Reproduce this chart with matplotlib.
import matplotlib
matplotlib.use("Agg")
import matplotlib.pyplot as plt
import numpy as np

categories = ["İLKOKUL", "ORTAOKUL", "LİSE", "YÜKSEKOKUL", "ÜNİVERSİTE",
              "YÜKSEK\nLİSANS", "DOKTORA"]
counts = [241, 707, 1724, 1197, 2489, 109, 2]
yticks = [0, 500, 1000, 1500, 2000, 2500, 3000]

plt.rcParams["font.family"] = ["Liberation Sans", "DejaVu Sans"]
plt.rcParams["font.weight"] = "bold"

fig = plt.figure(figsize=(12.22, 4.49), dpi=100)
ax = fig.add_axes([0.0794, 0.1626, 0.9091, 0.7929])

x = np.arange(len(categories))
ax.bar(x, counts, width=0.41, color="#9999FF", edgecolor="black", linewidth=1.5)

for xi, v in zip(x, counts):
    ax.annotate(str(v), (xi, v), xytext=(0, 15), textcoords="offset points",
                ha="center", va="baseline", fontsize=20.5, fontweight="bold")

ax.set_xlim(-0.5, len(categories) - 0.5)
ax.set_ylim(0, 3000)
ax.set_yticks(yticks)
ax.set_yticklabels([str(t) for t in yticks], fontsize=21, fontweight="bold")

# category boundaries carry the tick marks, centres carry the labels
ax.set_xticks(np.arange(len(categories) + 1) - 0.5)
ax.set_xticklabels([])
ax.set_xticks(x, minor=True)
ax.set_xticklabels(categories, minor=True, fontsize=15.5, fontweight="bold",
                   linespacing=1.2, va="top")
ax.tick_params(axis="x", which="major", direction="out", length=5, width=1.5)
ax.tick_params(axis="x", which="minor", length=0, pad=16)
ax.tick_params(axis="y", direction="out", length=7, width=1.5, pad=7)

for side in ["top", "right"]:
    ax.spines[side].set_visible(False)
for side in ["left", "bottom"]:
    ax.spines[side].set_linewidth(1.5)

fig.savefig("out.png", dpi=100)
...
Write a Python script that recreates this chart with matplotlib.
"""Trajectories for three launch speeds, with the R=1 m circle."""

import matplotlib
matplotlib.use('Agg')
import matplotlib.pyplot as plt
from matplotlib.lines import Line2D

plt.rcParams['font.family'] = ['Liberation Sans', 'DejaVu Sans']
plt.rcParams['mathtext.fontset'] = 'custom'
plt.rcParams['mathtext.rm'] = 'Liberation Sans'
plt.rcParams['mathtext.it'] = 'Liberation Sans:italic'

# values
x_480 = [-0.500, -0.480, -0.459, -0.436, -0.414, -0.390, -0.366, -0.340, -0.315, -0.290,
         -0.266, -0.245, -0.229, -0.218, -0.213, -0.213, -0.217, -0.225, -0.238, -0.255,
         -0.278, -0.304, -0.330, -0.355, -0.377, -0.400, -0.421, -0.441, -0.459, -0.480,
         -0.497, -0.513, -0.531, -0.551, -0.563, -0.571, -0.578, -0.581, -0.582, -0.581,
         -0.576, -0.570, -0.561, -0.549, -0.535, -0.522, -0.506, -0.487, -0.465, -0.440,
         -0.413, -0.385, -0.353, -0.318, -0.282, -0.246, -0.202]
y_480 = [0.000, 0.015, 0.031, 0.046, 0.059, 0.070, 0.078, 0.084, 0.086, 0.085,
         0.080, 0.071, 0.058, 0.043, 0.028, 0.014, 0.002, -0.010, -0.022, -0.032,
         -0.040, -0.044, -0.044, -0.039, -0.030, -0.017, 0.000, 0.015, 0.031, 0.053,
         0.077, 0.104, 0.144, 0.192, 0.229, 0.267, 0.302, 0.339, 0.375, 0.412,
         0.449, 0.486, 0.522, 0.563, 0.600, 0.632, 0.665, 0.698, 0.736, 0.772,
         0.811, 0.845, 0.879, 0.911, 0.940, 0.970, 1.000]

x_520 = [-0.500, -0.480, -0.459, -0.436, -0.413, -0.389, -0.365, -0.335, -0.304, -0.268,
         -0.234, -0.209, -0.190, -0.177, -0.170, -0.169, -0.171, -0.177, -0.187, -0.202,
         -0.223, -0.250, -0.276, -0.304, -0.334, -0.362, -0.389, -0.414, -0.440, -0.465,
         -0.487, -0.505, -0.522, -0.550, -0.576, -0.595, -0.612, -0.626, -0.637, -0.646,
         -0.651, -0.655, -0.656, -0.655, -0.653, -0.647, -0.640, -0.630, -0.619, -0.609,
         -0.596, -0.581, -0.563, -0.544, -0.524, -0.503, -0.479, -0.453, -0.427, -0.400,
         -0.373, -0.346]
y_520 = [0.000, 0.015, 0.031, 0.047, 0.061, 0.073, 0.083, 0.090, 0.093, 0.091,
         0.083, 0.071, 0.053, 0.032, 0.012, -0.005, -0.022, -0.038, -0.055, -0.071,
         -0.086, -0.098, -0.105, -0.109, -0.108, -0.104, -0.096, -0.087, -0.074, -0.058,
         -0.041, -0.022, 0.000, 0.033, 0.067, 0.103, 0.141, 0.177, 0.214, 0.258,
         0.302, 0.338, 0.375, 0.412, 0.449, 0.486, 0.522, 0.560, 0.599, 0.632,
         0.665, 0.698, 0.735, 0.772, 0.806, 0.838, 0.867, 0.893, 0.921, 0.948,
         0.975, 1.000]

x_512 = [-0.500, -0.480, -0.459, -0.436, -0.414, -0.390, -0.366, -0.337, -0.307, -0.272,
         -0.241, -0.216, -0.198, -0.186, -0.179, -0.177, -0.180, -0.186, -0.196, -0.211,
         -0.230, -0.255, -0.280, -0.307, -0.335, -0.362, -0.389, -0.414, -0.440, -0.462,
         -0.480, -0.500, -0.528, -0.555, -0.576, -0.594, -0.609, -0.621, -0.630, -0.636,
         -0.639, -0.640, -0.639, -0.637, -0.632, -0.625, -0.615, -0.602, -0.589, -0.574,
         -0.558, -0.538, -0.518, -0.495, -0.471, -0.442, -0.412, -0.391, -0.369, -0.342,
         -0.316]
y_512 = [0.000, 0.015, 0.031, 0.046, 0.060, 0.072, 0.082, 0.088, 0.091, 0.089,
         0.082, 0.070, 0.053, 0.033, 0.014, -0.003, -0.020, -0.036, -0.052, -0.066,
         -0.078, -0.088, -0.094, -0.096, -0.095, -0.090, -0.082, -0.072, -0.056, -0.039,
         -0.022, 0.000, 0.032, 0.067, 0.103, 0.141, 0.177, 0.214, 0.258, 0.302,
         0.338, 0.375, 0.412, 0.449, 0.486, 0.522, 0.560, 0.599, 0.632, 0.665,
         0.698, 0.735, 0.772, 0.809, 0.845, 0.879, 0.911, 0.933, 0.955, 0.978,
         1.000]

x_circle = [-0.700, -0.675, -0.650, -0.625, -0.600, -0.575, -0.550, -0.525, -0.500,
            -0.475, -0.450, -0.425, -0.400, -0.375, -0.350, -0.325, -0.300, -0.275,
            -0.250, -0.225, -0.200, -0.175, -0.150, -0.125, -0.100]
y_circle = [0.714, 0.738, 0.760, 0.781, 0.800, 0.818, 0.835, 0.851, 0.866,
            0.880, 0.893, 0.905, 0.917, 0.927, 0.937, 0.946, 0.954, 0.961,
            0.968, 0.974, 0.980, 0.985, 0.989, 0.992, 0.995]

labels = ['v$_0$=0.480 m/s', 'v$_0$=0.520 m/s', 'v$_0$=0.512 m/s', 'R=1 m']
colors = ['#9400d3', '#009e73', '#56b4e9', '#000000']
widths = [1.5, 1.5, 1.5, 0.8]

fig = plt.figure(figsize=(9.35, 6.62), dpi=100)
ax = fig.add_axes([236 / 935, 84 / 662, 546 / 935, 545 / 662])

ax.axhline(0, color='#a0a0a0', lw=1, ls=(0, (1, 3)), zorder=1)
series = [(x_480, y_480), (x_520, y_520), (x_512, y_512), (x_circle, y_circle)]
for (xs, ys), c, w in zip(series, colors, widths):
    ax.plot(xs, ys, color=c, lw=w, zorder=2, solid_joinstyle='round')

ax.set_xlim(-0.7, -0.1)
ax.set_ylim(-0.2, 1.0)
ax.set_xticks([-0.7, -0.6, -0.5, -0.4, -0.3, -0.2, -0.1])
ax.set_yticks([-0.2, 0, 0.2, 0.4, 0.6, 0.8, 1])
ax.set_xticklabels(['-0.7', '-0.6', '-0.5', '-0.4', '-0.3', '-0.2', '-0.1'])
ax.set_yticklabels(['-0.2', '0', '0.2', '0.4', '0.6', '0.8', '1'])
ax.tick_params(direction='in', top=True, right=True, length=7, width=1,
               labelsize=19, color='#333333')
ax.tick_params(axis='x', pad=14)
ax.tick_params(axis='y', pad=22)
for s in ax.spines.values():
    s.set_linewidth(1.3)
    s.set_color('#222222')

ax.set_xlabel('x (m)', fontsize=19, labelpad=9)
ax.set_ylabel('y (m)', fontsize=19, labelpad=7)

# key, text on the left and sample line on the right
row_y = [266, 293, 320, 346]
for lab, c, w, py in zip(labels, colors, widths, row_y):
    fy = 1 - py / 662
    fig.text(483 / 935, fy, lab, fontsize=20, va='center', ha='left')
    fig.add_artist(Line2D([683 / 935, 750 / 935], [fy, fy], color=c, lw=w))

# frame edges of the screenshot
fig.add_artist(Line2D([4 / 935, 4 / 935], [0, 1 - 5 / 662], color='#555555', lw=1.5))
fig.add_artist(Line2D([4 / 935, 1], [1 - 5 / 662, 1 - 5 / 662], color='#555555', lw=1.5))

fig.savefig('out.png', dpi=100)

* Exercise requirements
Locate the word "this" in the records above, and return each line that has it.

* The answer
Reproduce this chart with matplotlib.
Write a Python script that recreates this chart with matplotlib.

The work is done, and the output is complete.